On May 17, 2013, during HRT training at sea near Virginia Beach, the two were fast-roping out of a helicopter when the aircraft encountered serious difficulties, causing the men to fall a significant distance into the water and suffer fatal injuries.

News of the accident sent shockwaves through the HRT and the entire FBI. Chris, 41, and Steve, 40, were both married and each had two children. They lived near Quantico, Virginia, where the HRT is headquartered.

It was an absolutely tragic day,” said Jim Yacone, a former HRT operator and commander of the team. He now leads the Bureau’s Critical Incident Response Group (CIRG), of which the HRT is a part. “Whether it’s a training exercise or an actual mission, there are no acceptable losses.”

Chris and Steve—like all their HRT colleagues—acknowledged and accepted the risks involved with being operators, Yacone explained. “They understood that HRT has to remain mission-ready at all times. They would not want us to stop training or preparing for the most extreme environments and circumstances.”

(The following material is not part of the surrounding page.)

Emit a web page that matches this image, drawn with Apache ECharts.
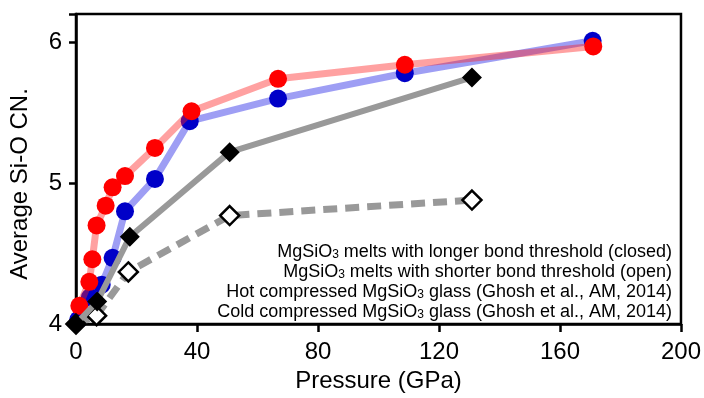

Although the loss of the two popular and respected operators was a blow to the team, Yacone added that they will not be forgotten. “All of us will remember these two outstanding individuals and the contributions they made. Everybody has Chris and Steve in their memory, and that will be a driving force going forward. The team won’t want to let them down.”

The two are described by their HRT colleagues as talented, professional, and humble. “We have a dangerous job on HRT,” one operator said. “In the back of your head you always know there’s that ultimate risk, but it doesn’t make their loss any easier.” He added, “I know for all of us, it felt like we lost a family member, not just teammates.”

Yacone suggested that while HRT operators will carry on with their mission, “they will know that Steve and Chris are watching—watching how we perform and how we stand up for them and their memory.”